In the recent past, the IPv6 protocol has gained importance in the industry. The IPv6 protocol is considered more reliable and secured when compared to its 32-bit counterpart. The IPv6 has increased the address length from 32 to128 bits to address the exhaustion of IPv4 address space. It provides more addresses through address hierarchy and a simpler address autoconfiguration through SLAAC, SLAAC with DHCPv6, and DHCPv6 server. The IPv6 Neighbor Discovery protocol does duplicate address detection, determines neighbor MAC address, finds out the next-hop router, and checks neighbor unreachability The node comes pre-configured with an IPv6 address. An IPv6 address is made up of two parts: the prefix and the interface id. It is possible to generate the interface-id using an extended unique identifier or at random. The address has to be unique on the local link. The duplicate address detection process tests the address uniqueness on the link. This process is susceptible to many attacks, such as DOS attacks [23], replay attacks. To secure is the main objective in IPv6networks. We have introduced a novel approach, which optimizes NDP and DAD process security. It employs SHA-512 to check the authenticity of NDP messages on the link. This technique implemented programmatically to secure the DAD process and estimate the resources utilized at a given node.
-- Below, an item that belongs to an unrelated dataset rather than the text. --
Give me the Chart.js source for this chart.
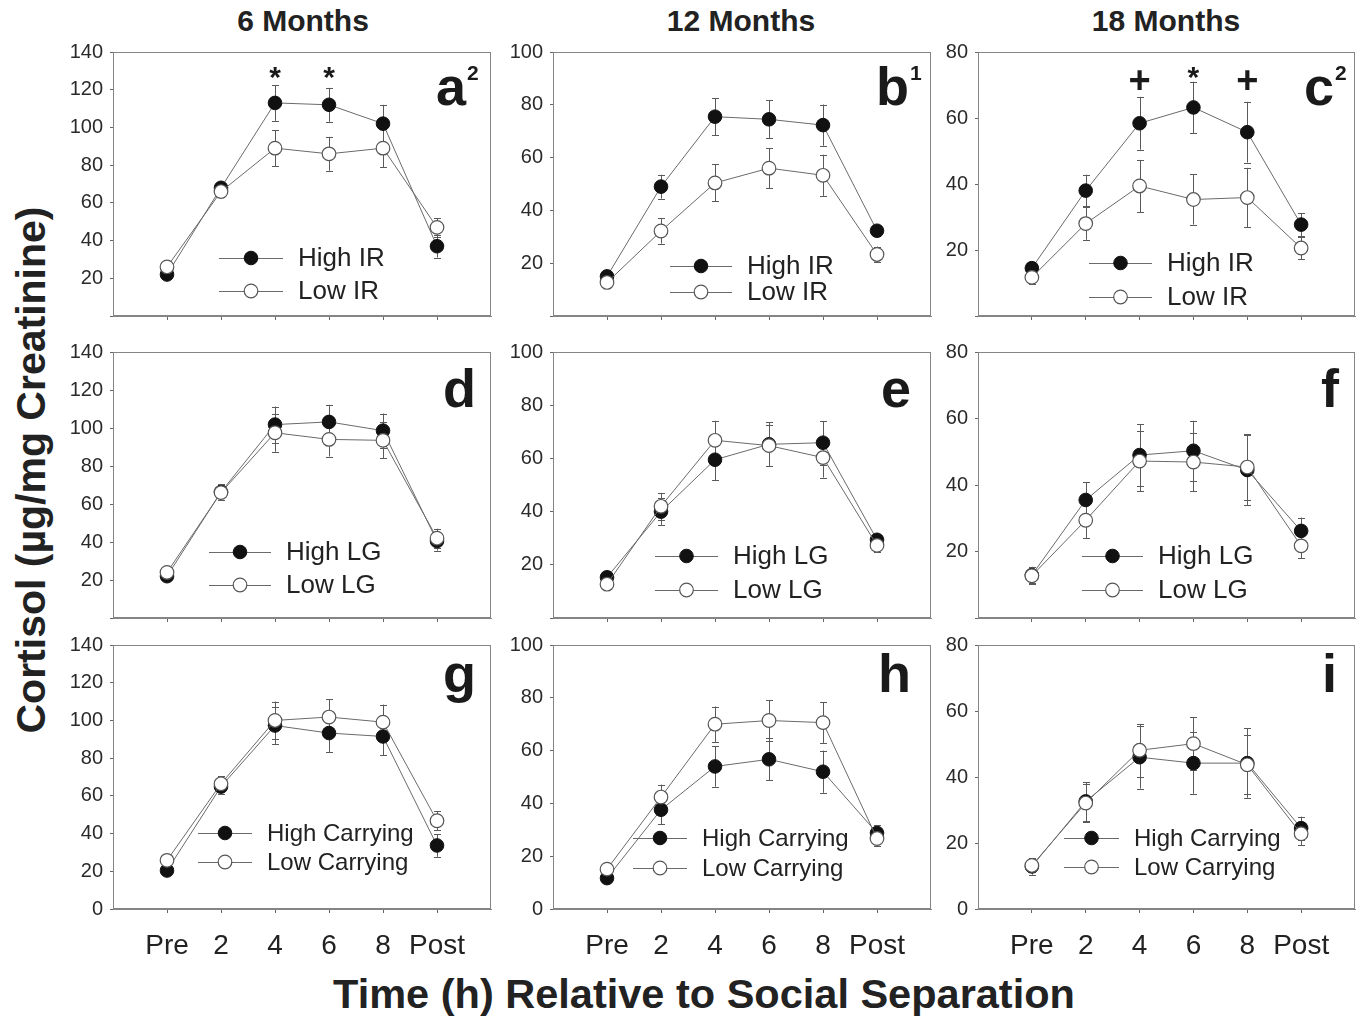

We have also discussed the existing flaws in CGA and proposed two modifications, i.e., replacing the present public key cryptography scheme and hash function. Instead, Elliptical Curve Cryptography (ECC) for the NIST P-384 curve, is recommended for the ECDSA key generation process and SHA-512 in place of SHA-1. ECC with SHA-512 proves to be highly secured and optimal in terms of the consumption of computational resources at the nodes.